**Task goal**
Reproduce exactly, and only, the lines of the material below running from the line bearing "Output the component" through the line bearing "Chart.register(...registerables);". Leave any pictures out.

**Material supplied**

----

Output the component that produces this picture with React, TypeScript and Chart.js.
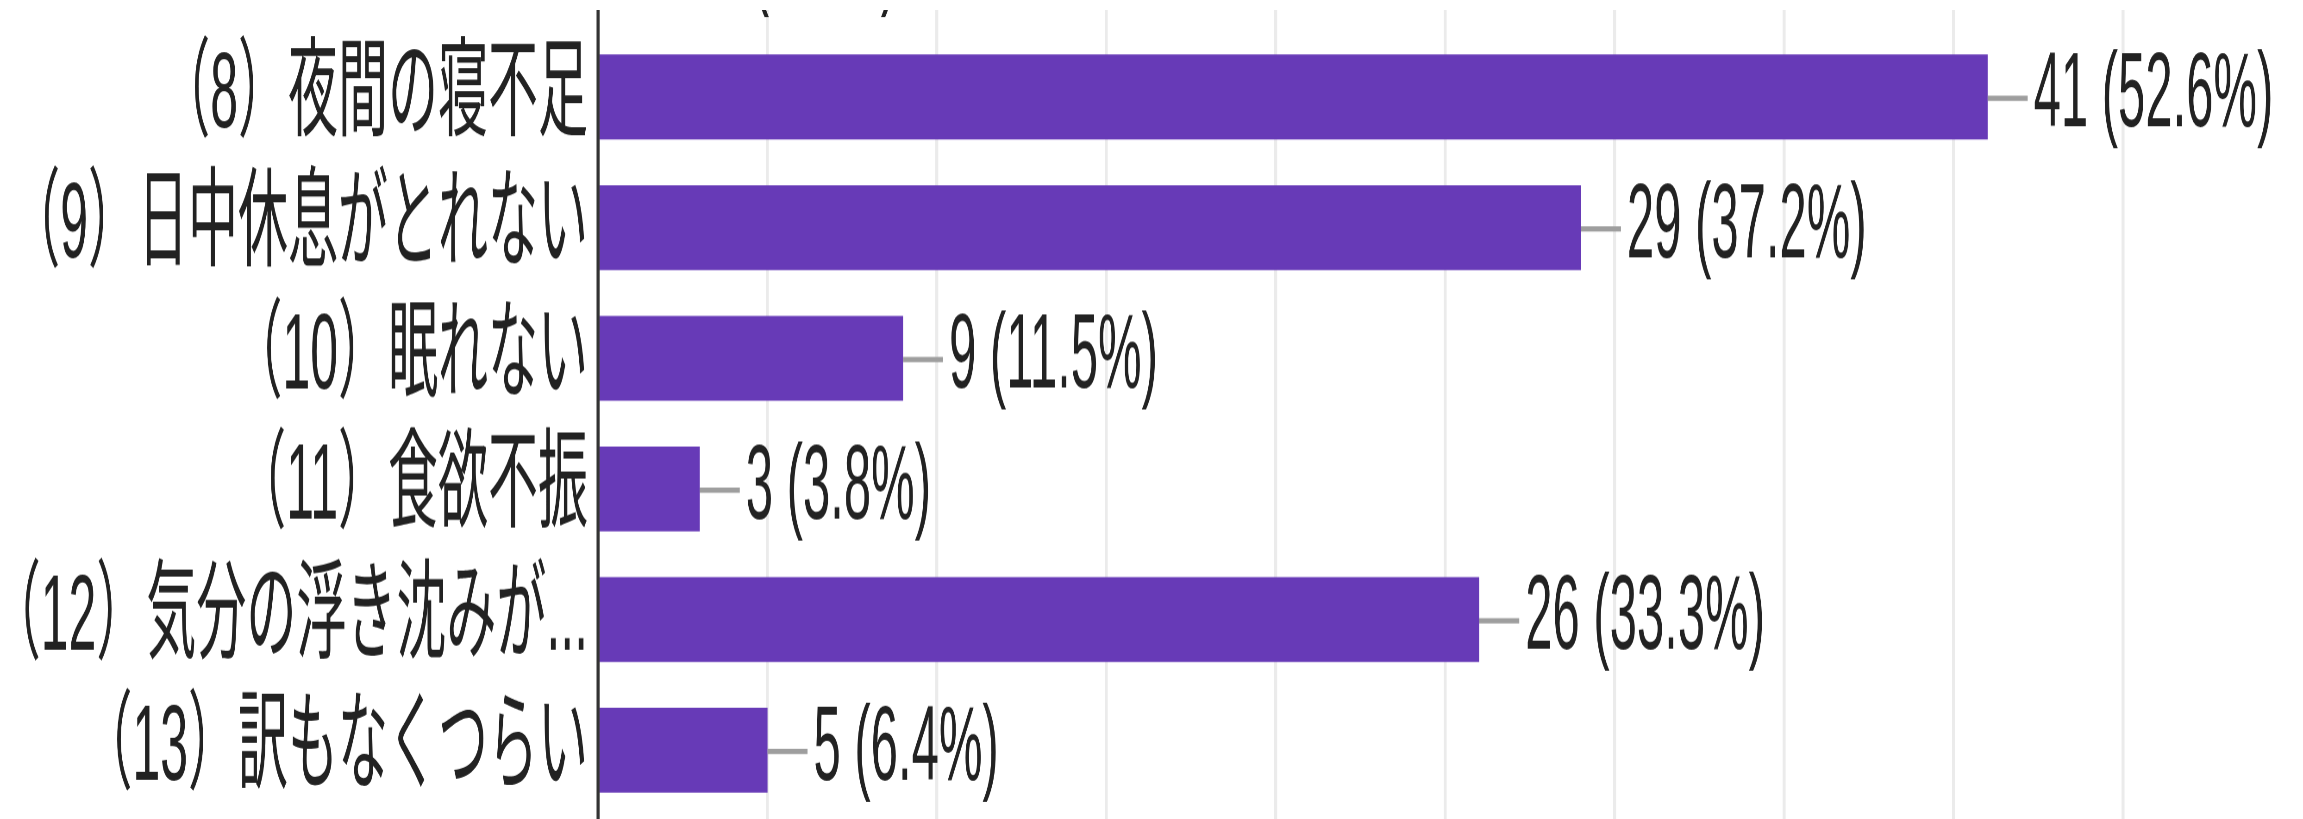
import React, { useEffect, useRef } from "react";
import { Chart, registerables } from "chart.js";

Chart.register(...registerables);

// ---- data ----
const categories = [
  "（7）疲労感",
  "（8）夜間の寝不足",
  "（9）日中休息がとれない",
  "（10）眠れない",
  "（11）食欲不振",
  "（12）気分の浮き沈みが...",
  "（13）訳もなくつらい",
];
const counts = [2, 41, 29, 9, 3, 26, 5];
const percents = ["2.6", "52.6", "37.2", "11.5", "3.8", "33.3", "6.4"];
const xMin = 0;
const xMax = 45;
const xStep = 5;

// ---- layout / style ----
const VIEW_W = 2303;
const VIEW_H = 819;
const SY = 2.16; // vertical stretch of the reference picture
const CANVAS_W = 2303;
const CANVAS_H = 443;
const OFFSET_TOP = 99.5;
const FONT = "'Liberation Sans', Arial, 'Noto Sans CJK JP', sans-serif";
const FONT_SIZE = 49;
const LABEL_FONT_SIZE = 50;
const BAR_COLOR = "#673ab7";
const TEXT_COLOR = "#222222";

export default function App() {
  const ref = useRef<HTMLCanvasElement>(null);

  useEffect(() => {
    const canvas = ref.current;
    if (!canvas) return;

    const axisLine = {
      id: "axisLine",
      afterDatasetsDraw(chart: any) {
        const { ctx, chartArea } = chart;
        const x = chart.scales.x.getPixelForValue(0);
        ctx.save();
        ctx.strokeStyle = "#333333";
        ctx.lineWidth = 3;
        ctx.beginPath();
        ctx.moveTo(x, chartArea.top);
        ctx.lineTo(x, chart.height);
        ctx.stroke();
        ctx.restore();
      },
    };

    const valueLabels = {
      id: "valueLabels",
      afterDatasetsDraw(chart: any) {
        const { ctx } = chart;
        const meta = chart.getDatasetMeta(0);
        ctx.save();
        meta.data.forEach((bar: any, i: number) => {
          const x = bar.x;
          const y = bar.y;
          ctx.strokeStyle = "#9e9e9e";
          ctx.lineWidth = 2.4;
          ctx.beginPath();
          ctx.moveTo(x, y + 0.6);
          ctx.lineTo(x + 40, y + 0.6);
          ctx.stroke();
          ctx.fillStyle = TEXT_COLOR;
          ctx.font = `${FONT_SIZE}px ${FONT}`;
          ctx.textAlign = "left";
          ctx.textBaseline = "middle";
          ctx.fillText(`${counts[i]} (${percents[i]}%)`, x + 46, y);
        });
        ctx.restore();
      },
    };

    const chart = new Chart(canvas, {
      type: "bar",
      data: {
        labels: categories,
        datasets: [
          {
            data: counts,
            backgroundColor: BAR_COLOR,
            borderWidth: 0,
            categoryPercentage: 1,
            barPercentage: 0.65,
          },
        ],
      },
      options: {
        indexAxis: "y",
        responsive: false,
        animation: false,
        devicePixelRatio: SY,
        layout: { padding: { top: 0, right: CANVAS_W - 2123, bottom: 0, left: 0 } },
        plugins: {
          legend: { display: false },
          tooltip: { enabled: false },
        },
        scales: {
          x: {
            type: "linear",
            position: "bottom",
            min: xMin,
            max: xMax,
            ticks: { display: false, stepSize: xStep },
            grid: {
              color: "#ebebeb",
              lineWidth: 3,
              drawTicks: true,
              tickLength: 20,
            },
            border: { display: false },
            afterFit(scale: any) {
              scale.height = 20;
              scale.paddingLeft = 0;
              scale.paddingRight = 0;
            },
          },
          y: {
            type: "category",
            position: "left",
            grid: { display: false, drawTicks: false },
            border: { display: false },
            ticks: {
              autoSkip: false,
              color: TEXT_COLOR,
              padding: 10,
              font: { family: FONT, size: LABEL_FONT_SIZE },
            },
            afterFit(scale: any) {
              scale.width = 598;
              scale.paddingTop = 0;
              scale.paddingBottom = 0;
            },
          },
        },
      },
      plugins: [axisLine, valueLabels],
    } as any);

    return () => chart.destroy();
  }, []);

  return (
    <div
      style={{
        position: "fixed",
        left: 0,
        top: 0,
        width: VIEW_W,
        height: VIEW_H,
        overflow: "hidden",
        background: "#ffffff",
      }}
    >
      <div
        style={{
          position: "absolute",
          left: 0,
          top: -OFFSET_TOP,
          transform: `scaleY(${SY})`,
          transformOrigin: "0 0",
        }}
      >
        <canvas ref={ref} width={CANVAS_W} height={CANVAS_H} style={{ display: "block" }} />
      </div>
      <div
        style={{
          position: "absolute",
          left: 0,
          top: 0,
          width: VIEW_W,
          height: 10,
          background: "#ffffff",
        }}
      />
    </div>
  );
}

----

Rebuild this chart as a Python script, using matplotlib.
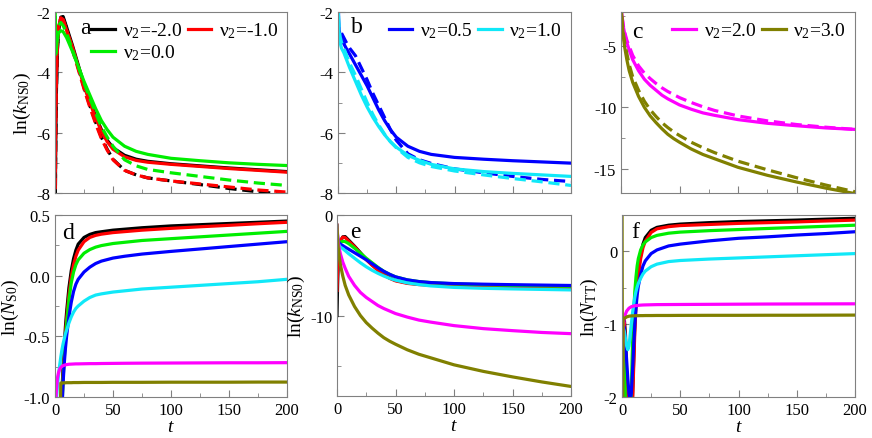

----

**Task output**
Output the component that produces this picture with React, TypeScript and Chart.js.
import React, { useEffect, useRef } from "react";
import { Chart, registerables } from "chart.js";

Chart.register(...registerables);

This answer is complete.